There’s an inclination urging me to name “B-Room” one of Dr. Dog’s most polished albums, but that’d be dressing it in pressed slacks when a tailored denim would do the trick. The Philly band’s 7th LP has a satisfying cohesion.

With two lead singers sharing the mic, it’s easy for a band to favor one sound, or for the album to have jerky, Jekyll and Hyde transitions. That’s especially the case when the voices in question are as different as Toby Leaman’s hip-swiveling grit, riding low with his basslines, versus Scott McMicken’s, which mimics his plucky guitar.

“The Truth,” “Broken Heart,” and “Distant Light” shine as the kind of music that allows Dr. Dog to reach such diverse listeners as college radio devotees and the Top 40 fans who will catch Dr. Dog opening for The Lumineers later this year.

Banjo, fiddle, and jangling percussion build in “Phenomenon,” which harnesses the driving thunder and ensemble power of Dr. Dog into the swell of an Edward Sharpe-style chorus before closing out with distortion and a kick drum pulse. “Twilight” opens with the final phrase of “Cuckoo,” transitioning into astral auto harp. If it was stretched beyond its modest 3minutes and 41 seconds, “Twilight” would score a slew of indie films and get renamed “Rhapsody in I Only Wear Blue.”

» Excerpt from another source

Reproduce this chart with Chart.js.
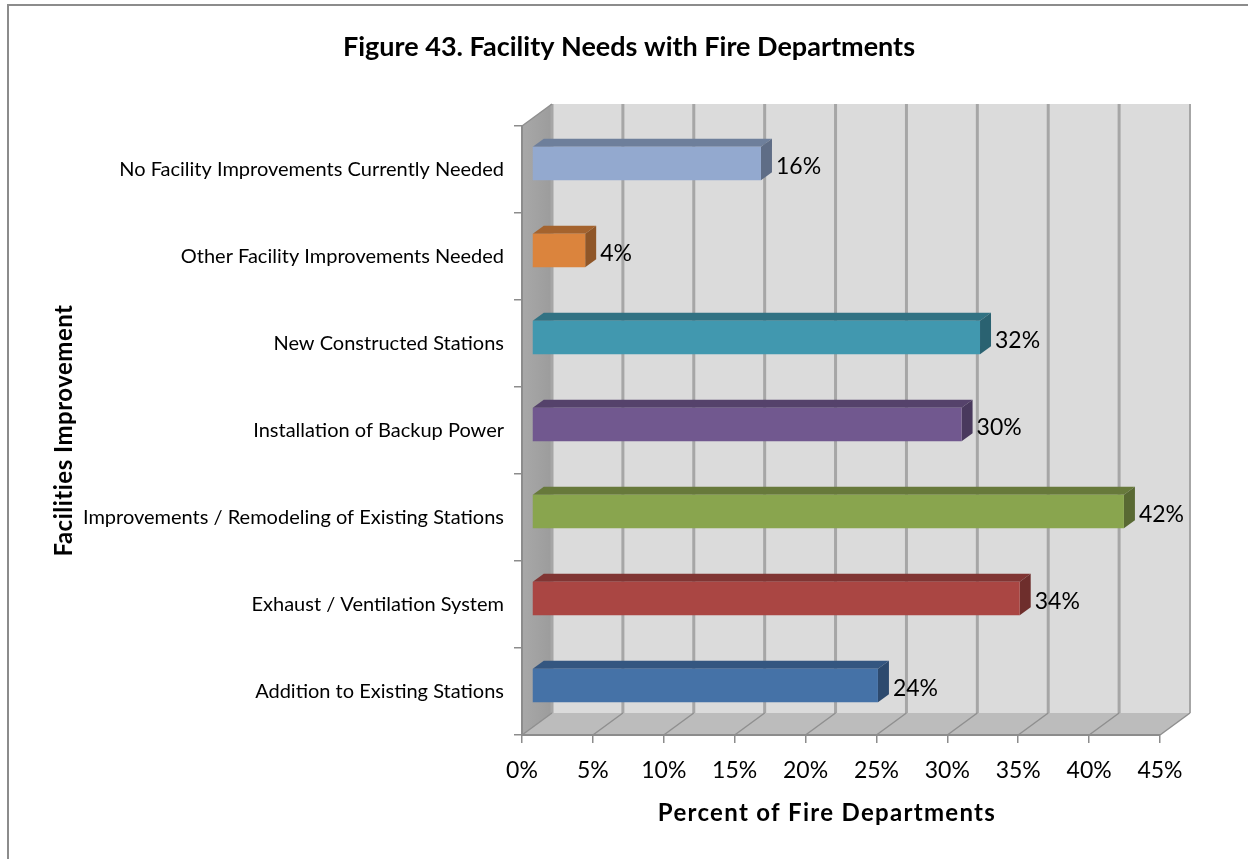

“Rock & Roll” reminisces over the intoxication of the early stages of audiophilia as Leaman sings, “Who’d ‘a known / it would be rock & roll that would terrify me / that would haunt me so completely.” “Love” grooves over shoulder-bobbing beats while “Nellie” gets campfirey with handclaps and harmonies curling into the night sky like smoke.

“B-Room” appeals across the Dr. Dog fan base with post-“Shame, Shame” production value, signature whimsical lyrics, and laissez-faire lo-fi-style that’ll convince die-hard disciples of “We All Belong” to take this album back to church.